▸ **Stated exercise**:
Include the line containing "(0,0) rectangle (720,439);" and all lines before it, repeated exactly from the listing below, without pictures.

▸ **Data block**:
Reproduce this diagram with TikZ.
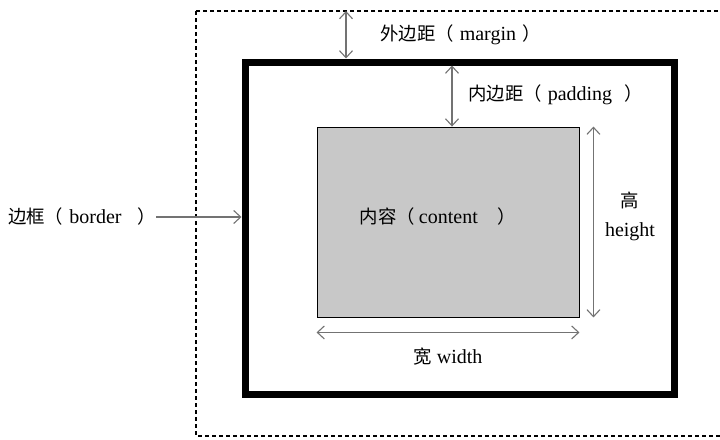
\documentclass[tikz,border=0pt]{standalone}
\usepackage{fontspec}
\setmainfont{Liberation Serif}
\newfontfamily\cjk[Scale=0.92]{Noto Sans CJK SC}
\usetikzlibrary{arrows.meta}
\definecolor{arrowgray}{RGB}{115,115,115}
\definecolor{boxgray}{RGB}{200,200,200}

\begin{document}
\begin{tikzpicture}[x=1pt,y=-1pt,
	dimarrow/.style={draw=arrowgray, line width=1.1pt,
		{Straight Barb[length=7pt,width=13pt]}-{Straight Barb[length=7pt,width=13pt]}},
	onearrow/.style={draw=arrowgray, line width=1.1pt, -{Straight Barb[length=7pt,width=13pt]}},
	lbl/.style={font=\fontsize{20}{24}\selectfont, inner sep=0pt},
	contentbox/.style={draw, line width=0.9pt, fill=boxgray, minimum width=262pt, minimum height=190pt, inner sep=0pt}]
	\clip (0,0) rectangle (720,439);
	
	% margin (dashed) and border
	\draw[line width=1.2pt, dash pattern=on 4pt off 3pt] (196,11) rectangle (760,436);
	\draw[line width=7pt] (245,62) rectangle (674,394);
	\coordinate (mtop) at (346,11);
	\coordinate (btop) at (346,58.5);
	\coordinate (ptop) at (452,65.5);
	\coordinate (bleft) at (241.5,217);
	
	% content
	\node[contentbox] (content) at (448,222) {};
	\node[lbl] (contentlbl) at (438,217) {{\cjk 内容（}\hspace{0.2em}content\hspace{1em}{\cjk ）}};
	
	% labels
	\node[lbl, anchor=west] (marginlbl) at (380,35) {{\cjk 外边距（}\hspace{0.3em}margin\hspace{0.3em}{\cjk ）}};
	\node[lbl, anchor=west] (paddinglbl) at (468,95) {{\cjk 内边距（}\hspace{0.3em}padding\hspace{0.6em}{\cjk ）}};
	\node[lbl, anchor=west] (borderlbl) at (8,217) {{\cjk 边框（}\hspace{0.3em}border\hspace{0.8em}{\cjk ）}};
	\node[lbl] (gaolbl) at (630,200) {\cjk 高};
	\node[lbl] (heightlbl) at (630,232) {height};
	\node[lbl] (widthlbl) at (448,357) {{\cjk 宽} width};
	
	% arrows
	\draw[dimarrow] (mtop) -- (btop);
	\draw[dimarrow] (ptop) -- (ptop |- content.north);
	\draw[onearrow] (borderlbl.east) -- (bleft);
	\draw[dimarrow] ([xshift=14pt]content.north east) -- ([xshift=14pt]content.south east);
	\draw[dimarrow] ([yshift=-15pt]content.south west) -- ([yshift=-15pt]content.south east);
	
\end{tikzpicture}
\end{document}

▸ **Output for this task**:
Reproduce this diagram with TikZ.
\documentclass[tikz,border=0pt]{standalone}
\usepackage{fontspec}
\setmainfont{Liberation Serif}
\newfontfamily\cjk[Scale=0.92]{Noto Sans CJK SC}
\usetikzlibrary{arrows.meta}
\definecolor{arrowgray}{RGB}{115,115,115}
\definecolor{boxgray}{RGB}{200,200,200}

\begin{document}
\begin{tikzpicture}[x=1pt,y=-1pt,
	dimarrow/.style={draw=arrowgray, line width=1.1pt,
		{Straight Barb[length=7pt,width=13pt]}-{Straight Barb[length=7pt,width=13pt]}},
	onearrow/.style={draw=arrowgray, line width=1.1pt, -{Straight Barb[length=7pt,width=13pt]}},
	lbl/.style={font=\fontsize{20}{24}\selectfont, inner sep=0pt},
	contentbox/.style={draw, line width=0.9pt, fill=boxgray, minimum width=262pt, minimum height=190pt, inner sep=0pt}]
	\clip (0,0) rectangle (720,439);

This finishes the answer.